Valentine’s Day: how can ecommerce brands keep the love alive with content?
- Performance Content
Valentine’s Day remains one of the most lucrative periods of the year for retail, with sales reaching approximately £650 million in the UK alone last year. But despite rising digital purchases (mobile sales for the romantic holiday grew 79% between 2016 and 2017), Valentine’s remains a primarily bricks-and-mortar affair: research from the National Retail Federation found that 85% of total sales in 2018 were by retailers with a physical presence.
We explore how online retailers can use digital content to reach consumers this Valentine’s Day.
Transform your category hubs into Valentine’s landing pages
Specific ‘Valentine’s Day’-themed category pages are now common practice for many retail verticals (in particular, online flower and chocolate vendors). Despite this, comparatively few of these brands are making the most of these pages with strong, search-optimised content that boosts search visibility for Valentine’s-related queries.
The key is in the copy. For maximum benefit, category descriptions must be substantial in length and offer genuine informative value to the customer. They should also feature relevant, naturally-integrated Valentine’s-related terms and relevant internal links to other pages, improving SEO and encouraging visitors to delve further into your site. Finally, it’s crucial to optimise category pages with SEO-boosting metadata, such as meta titles, meta descriptions and <H1> tags.

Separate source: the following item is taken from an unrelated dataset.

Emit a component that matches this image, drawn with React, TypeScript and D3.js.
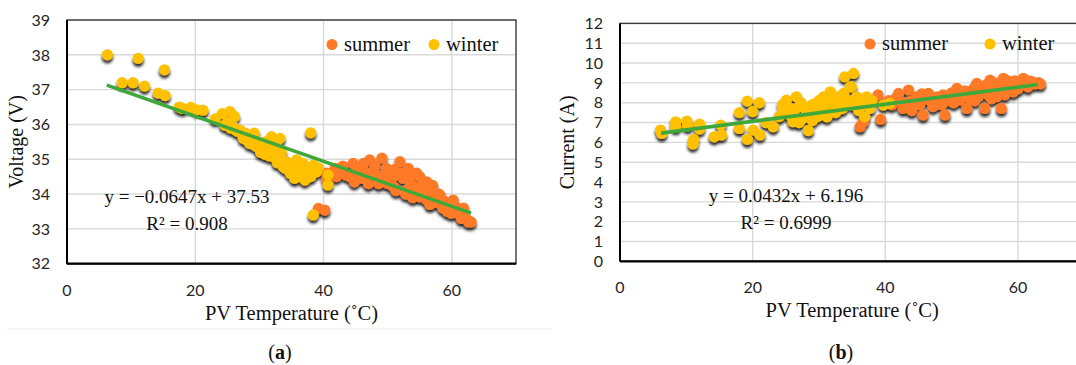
import React from 'react';
import * as d3 from 'd3';

// (a) PV temperature (˚C) vs voltage (V)
const voltSummer: [number, number][] = [
  [39.2, 33.59], [40.2, 33.54], [40.5, 34.43], [40.5, 34.6], [41.8, 34.74], [42.0, 34.5], [42.6, 34.64],
  [43.0, 34.8], [43.5, 34.55], [44.1, 34.5], [44.6, 34.88], [44.8, 34.35], [45.3, 34.7], [45.7, 34.6],
  [46.0, 34.45], [46.2, 34.88], [46.8, 34.6], [47.0, 34.3], [47.2, 34.98], [47.7, 34.4], [48.0, 34.8],
  [48.3, 34.55], [48.6, 34.3], [49.0, 34.5], [49.1, 35.03], [49.5, 34.35], [49.8, 34.74], [50.0, 34.3],
  [50.3, 34.6], [50.9, 34.5], [50.9, 34.21], [51.0, 34.7], [51.3, 34.1], [51.9, 34.93], [52.0, 34.6],
  [52.4, 34.45], [52.8, 34.0], [53.0, 34.12], [53.2, 34.74], [53.5, 34.5], [53.6, 34.3], [53.9, 33.9],
  [54.3, 34.2], [54.5, 34.6], [54.6, 34.0], [55.0, 34.5], [55.0, 33.92], [55.5, 34.3], [55.6, 34.1],
  [56.0, 33.85], [56.1, 34.35], [56.6, 33.7], [56.8, 34.15], [57.0, 34.25], [57.1, 34.07], [57.6, 33.83],
  [57.8, 33.75], [58.0, 34.0], [58.2, 33.95], [58.6, 33.6], [58.8, 33.8], [59.2, 33.64], [59.3, 33.5],
  [59.8, 33.75], [59.9, 33.45], [60.2, 33.83], [60.5, 33.65], [60.7, 33.54], [61.2, 33.4], [61.5, 33.3],
  [61.8, 33.6], [62.2, 33.3], [62.6, 33.2], [63.0, 33.2],
];
const voltWinter: [number, number][] = [
  [6.3, 38.0], [8.6, 37.2], [10.3, 37.2], [11.1, 37.9], [12.1, 37.1], [14.2, 36.9], [15.3, 36.83],
  [15.2, 37.57], [17.5, 36.5], [18.0, 36.46], [19.3, 36.49], [20.2, 36.42], [21.2, 36.41], [23.1, 36.16],
  [24.2, 36.31], [25.4, 36.37], [26.1, 36.23], [24.6, 35.98], [25.0, 36.05], [25.5, 35.9], [25.8, 35.95],
  [26.2, 35.85], [26.6, 35.8], [27.0, 35.84], [27.3, 35.72], [27.5, 35.6], [27.8, 35.75], [28.0, 35.55],
  [28.4, 35.68], [28.5, 35.45], [28.8, 35.5], [29.0, 35.6], [29.2, 35.75], [29.4, 35.38], [29.8, 35.5],
  [30.0, 35.3], [30.2, 35.2], [30.6, 35.36], [30.8, 35.15], [31.0, 35.5], [31.2, 35.28], [31.5, 35.1],
  [31.9, 35.65], [32.0, 35.3], [32.2, 35.07], [32.6, 35.4], [32.8, 34.9], [33.0, 35.0], [33.2, 35.6],
  [33.4, 35.2], [33.7, 34.79], [34.0, 34.75], [34.2, 34.93], [34.5, 34.7], [34.8, 34.6], [35.0, 34.64],
  [35.3, 34.8], [35.5, 34.45], [35.8, 34.98], [36.0, 34.75], [36.3, 34.5], [36.5, 34.65], [36.8, 34.88],
  [37.1, 34.4], [37.3, 34.75], [37.6, 34.6], [38.0, 34.5], [38.0, 35.76], [38.4, 34.83], [38.9, 34.64],
  [39.2, 34.75], [38.4, 33.4], [40.7, 34.55], [40.7, 34.26],
];

// (b) PV temperature (˚C) vs current (A)
const currSummer: [number, number][] = [
  [36.2, 6.79], [36.7, 7.04], [39.3, 7.16], [38.9, 8.39], [40.5, 8.1], [41.0, 7.9], [41.5, 8.2],
  [42.0, 8.47], [42.5, 8.0], [42.7, 7.71], [43.5, 8.64], [43.7, 8.05], [44.0, 7.6], [44.3, 8.1],
  [44.7, 8.3], [45.2, 7.9], [45.5, 8.45], [45.7, 7.38], [46.0, 8.2], [46.5, 8.47], [46.8, 8.1],
  [47.2, 7.8], [47.8, 8.3], [48.2, 8.13], [48.5, 7.9], [48.7, 8.4], [49.0, 7.38], [49.3, 8.1],
  [49.8, 8.3], [50.0, 8.5], [50.3, 8.0], [50.8, 8.72], [51.0, 8.3], [51.3, 8.13], [51.8, 8.4],
  [52.0, 8.6], [52.3, 7.71], [52.3, 8.47], [52.8, 8.2], [53.0, 8.3], [53.3, 8.7], [53.5, 8.1],
  [53.8, 8.97], [54.0, 8.3], [54.3, 8.5], [54.8, 8.64], [55.0, 7.71], [55.2, 8.9], [55.5, 8.4],
  [55.8, 9.14], [55.8, 8.6], [56.0, 8.2], [56.3, 8.8], [56.5, 9.0], [56.8, 8.3], [57.0, 8.6],
  [57.3, 8.9], [57.5, 7.71], [57.8, 9.23], [57.8, 8.8], [58.0, 8.4], [58.3, 8.6], [58.5, 9.1],
  [58.8, 9.0], [59.0, 8.75], [59.3, 8.55], [59.5, 9.1], [59.8, 8.9], [60.0, 8.7], [60.3, 9.05],
  [60.5, 8.9], [60.8, 9.23], [61.0, 9.1], [61.3, 8.95], [61.5, 8.8], [61.8, 9.1], [62.1, 9.06],
  [62.3, 9.0], [62.6, 8.95], [63.1, 9.01], [63.4, 8.95],
];
const currWinter: [number, number][] = [
  [6.1, 6.62], [6.3, 6.45], [8.4, 7.04], [8.4, 6.79], [10.1, 7.07], [10.2, 6.84], [11.0, 5.92],
  [11.1, 6.15], [12.0, 6.92], [12.0, 6.67], [14.2, 6.28], [15.3, 6.37], [15.2, 6.87], [18.0, 7.5],
  [18.0, 6.7], [19.2, 8.08], [19.2, 6.15], [20.0, 7.55], [20.1, 6.62], [21.0, 8.0], [21.1, 6.37],
  [22.0, 7.0], [23.1, 6.79], [24.0, 7.3], [24.5, 7.6], [24.5, 7.9], [25.1, 8.13], [25.5, 7.4],
  [25.8, 7.7], [26.0, 7.25], [26.1, 7.04], [26.2, 7.5], [26.6, 8.3], [27.0, 7.8], [27.0, 7.0],
  [27.3, 8.0], [27.5, 7.2], [28.0, 7.3], [28.1, 7.55], [28.4, 6.59], [28.6, 7.8], [29.0, 7.9],
  [29.0, 7.1], [29.2, 7.6], [29.6, 7.97], [29.8, 7.3], [30.0, 8.1], [30.2, 7.6], [30.5, 7.8],
  [30.7, 8.3], [31.0, 7.9], [31.2, 7.29], [31.5, 8.2], [31.7, 8.55], [32.0, 7.6], [32.2, 7.8],
  [32.5, 7.5], [32.8, 8.3], [33.2, 7.97], [33.5, 7.7], [33.7, 8.47], [33.9, 9.31], [34.0, 8.2],
  [34.3, 8.0], [34.7, 8.8], [34.9, 8.8], [35.0, 7.9], [35.2, 9.48], [35.7, 8.3], [35.7, 8.05],
  [36.0, 7.6], [36.3, 8.1], [36.9, 7.29], [37.0, 7.9], [37.2, 8.3], [37.7, 7.71], [38.0, 8.1],
  [39.7, 7.88], [40.7, 7.97],
];

const xTicks = [0, 20, 40, 60];
const voltTicks = [32, 33, 34, 35, 36, 37, 38, 39];
const currTicks = [0, 1, 2, 3, 4, 5, 6, 7, 8, 9, 10, 11, 12];

// linear fits as printed on the chart: [slope, intercept], drawn over the data range
const voltFit = [-0.0647, 37.53];
const currFit = [0.0432, 6.196];
const fitRange = [6.2, 63];
const voltEq = ['y = −0.0647x + 37.53', 'R² = 0.908'];
const currEq = ['y = 0.0432x + 6.196', 'R² = 0.6999'];

const seriesNames = ['summer', 'winter'];
const seriesColors = ['#FF7A26', '#FFC000'];

const serif = '"Liberation Serif", "Times New Roman", serif';
const sans = 'Lato, "Open Sans", sans-serif';

function Panel(props: any) {
  const { id, frame, yDomain, yTicks, yTitle, summer, winter, fit, eq, L } = props;
  const x = d3.scaleLinear().domain([0, 70]).range([frame.left, frame.right]);
  const y = d3.scaleLinear().domain(yDomain).range([frame.bottom, frame.top]);
  const fitLine = d3.line<number>().x(t => x(t)).y(t => y(fit[0] * t + fit[1]));

  return (
    <g>
      {/* grid */}
      {yTicks.map((t: number) => (
        <line key={'gy' + t} x1={frame.left} x2={frame.right} y1={y(t)} y2={y(t)} stroke="#d9d9d9" strokeWidth={1.4} />
      ))}
      {xTicks.slice(1).map(t => (
        <line key={'gx' + t} x1={x(t)} x2={x(t)} y1={frame.top} y2={frame.bottom} stroke="#d9d9d9" strokeWidth={1.4} />
      ))}
      {/* frame */}
      <rect x={frame.left} y={frame.top} width={frame.right - frame.left} height={frame.bottom - frame.top}
        fill="none" stroke="#3a3a3a" strokeWidth={1.4} />
      <line x1={frame.left} x2={frame.right} y1={frame.bottom} y2={frame.bottom} stroke="#000" strokeWidth={2.2} />
      <line x1={frame.left} x2={frame.left} y1={frame.top} y2={frame.bottom} stroke="#000" strokeWidth={2} />

      {/* points */}
      <g filter={`url(#shadow-${id})`}>
        {summer.map((d: number[], i: number) => (
          <circle key={'s' + i} cx={x(d[0])} cy={y(d[1])} r={5.6} fill={seriesColors[0]} />
        ))}
        {winter.map((d: number[], i: number) => (
          <circle key={'w' + i} cx={x(d[0])} cy={y(d[1])} r={5.6} fill={seriesColors[1]} />
        ))}
      </g>
      <path d={fitLine(fitRange) || ''} fill="none" stroke="#3FA83A" strokeWidth={3.6} />

      {/* y ticks */}
      {yTicks.map((t: number) => (
        <text key={'ty' + t} x={frame.left - 17} y={y(t)} dy="0.36em" textAnchor="end"
          fontFamily={sans} fontSize={16} fill="#262626">{t}</text>
      ))}
      {/* x ticks */}
      {xTicks.map(t => (
        <text key={'tx' + t} x={x(t)} y={L.xTickY} textAnchor="middle"
          fontFamily={sans} fontSize={16} fill="#262626">{t}</text>
      ))}

      <text x={(frame.left + frame.right) / 2} y={L.xTitleY} textAnchor="middle" fontFamily={serif} fontSize={20.5} fill="#111">
        PV Temperature (˚C)
      </text>
      <text transform={`translate(${L.yTitleX},${(frame.top + frame.bottom) / 2}) rotate(-90)`} textAnchor="middle"
        dy="0.35em" fontFamily={serif} fontSize={20} fill="#111">{yTitle}</text>

      {/* equation */}
      <text x={L.eqX} y={L.eqY} textAnchor="middle" fontFamily={serif} fontSize={19} fill="#111">{eq[0]}</text>
      <text x={L.eqX} y={L.eqY + 27} textAnchor="middle" fontFamily={serif} fontSize={19} fill="#111">{eq[1]}</text>

      {/* legend */}
      {seriesNames.map((name, i) => (
        <g key={name} transform={`translate(${L.legendX[i]},${L.legendY})`}>
          <circle cx={0} cy={0} r={5.5} fill={seriesColors[i]} />
          <text x={12} y={0} dy="0.3em" fontFamily={serif} fontSize={20.5} fill="#111">{name}</text>
        </g>
      ))}

      <text x={L.capX} y={L.capY} textAnchor="middle" fontFamily={serif} fontSize={20} fill="#111">
        (<tspan fontWeight="bold">{L.cap}</tspan>)
      </text>
    </g>
  );
}

export default function App() {
  return (
    <svg width={1076} height={365} style={{ position: 'absolute', left: 0, top: 0, background: '#fff' }}>
      <defs>
        {['a', 'b'].map(id => (
          <filter key={id} id={`shadow-${id}`} x="-10%" y="-10%" width="120%" height="130%">
            <feDropShadow dx={0} dy={3} stdDeviation={1.6} floodColor="#000" floodOpacity={0.85} />
          </filter>
        ))}
      </defs>
      <line x1={7} x2={552} y1={329} y2={329} stroke="#f0f0f0" strokeWidth={1} />
      <Panel
        id="a"
        frame={{ left: 67, right: 516, top: 20, bottom: 263.7 }}
        yDomain={[32, 39]}
        yTicks={voltTicks}
        yTitle="Voltage (V)"
        summer={voltSummer}
        winter={voltWinter}
        fit={voltFit}
        eq={voltEq}
        L={{ xTickY: 296, xTitleY: 320, yTitleX: 16, eqX: 187, eqY: 203, legendX: [332, 434], legendY: 44.5, capX: 280, capY: 359, cap: 'a' }}
      />
      <Panel
        id="b"
        frame={{ left: 620, right: 1084.3, top: 23.4, bottom: 261.3 }}
        yDomain={[0, 12]}
        yTicks={currTicks}
        yTitle="Current (A)"
        summer={currSummer}
        winter={currWinter}
        fit={currFit}
        eq={currEq}
        L={{ xTickY: 293, xTitleY: 317, yTitleX: 567, eqX: 786, eqY: 202, legendX: [870, 990], legendY: 44, capX: 841, capY: 359, cap: 'b' }}
      />
    </svg>
  );
}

Celebrate single consumers with self-gifting content
Singles’ Day – the Chinese holiday celebrating single customers – has spread through the world in recent years, becoming a global extravaganza; western brands from L’Occitane to Urban Outfitters now typically offer Singles’ Day bargains.
The holiday’s success proves that, for the many millennials who don’t have a ‘significant other’ to buy for, self-gifting has become a popular alternative. In a survey from the National Retail Federation, half of all 25-34-year-olds who claimed not to be celebrating Valentine’s said that they would self-gift for the occasion.
Try targeting these shoppers as they browse the net with search-optimised guides focused on ‘me-time’ or self-gifting – for example, in the vein of this guide from the Daily Beast. Category pages focused on Valentine’s self-gifting will also help to draw in valuable organic search traffic.
Draw in young romancers with social-targeted interactive content
China’s version of Valentine’s Day, ‘Qixi’, occurs in August. In 2018, western luxury labels moved heaven and earth to appeal to this ready and romantic market, with brands from Dior to Stella McCartney producing dedicated China-aimed product collections.
Burberry, however, went one step further. Posting a Valentine’s-themed quiz on social media platform WeChat, the brand encouraged customers to answer seven questions. From their responses, it determined the respondents’ desired qualities in a perfect romantic partner, before giving them access to Burberry’s latest collection.
Interactive content like this is a great way to engage younger consumers, especially when deployed via appropriate social channels. Focus on creating timely, interactive content, such as ‘shareable’ polls, contests, interactive infographics or shoppable videos. With millennials currently spending the most money on Valentine’s gifts, it pays to target this lucrative demographic where they are: on social.
Woo gift-shoppers who research online, buy in-store
According to Retail Dive’s 2017 Consumer Survey, 67% of consumers habitually research products online before buying in-store, with millennials by far the most likely to behave in this way. As a result – even if they’re converting in-store – most young consumers are getting their product information via digital channels.
This means that, to maximise chances of conversion and court the lucrative 25-34 age group in-store, brands must first develop informative, authoritative product descriptions online. These product descriptions must be detailed and engaging, offering comprehensive information on product features and benefits, as well as being presented in a web and mobile friendly format, combining persuasive prose and digestible bullet points.
Reduce product return rates with informative buying guides
Returns are a big Valentine’s problem. A 2017 study from Worldpay revealed that return rates rocketed by 95% in the three days after Valentine’s Day, with clothing constituting 99% of refunds.
It’s clear that Valentine’s gifts – especially those that veer into the underwear, clothes and body care categories – can be a risky business. 10% of men and 14% of women planned to gift perfume and cosmetics in 2018, while 23 and 13% respectively opted for jewellery and accessories and a further 10% and 15% for clothing or shoes. These kinds of highly personal gifts are traditionally difficult to get right.
The key to reducing product return rates often lies in providing helpful buying guidance. Research from Quill found that 19% of consumers would be influenced to buy a different item from that which they originally planned after reading an informative buying guide. This suggests that buying and how-to guides play a vital role in helping consumers find the item that’s right for them.
Produce informative, straightforward buying and how-to guides that can genuinely help lost customers along, and foster all-important band trust. Consistently informative product descriptions will also help consumers understand exactly what they’re buying – and, with luck, get it right the first time.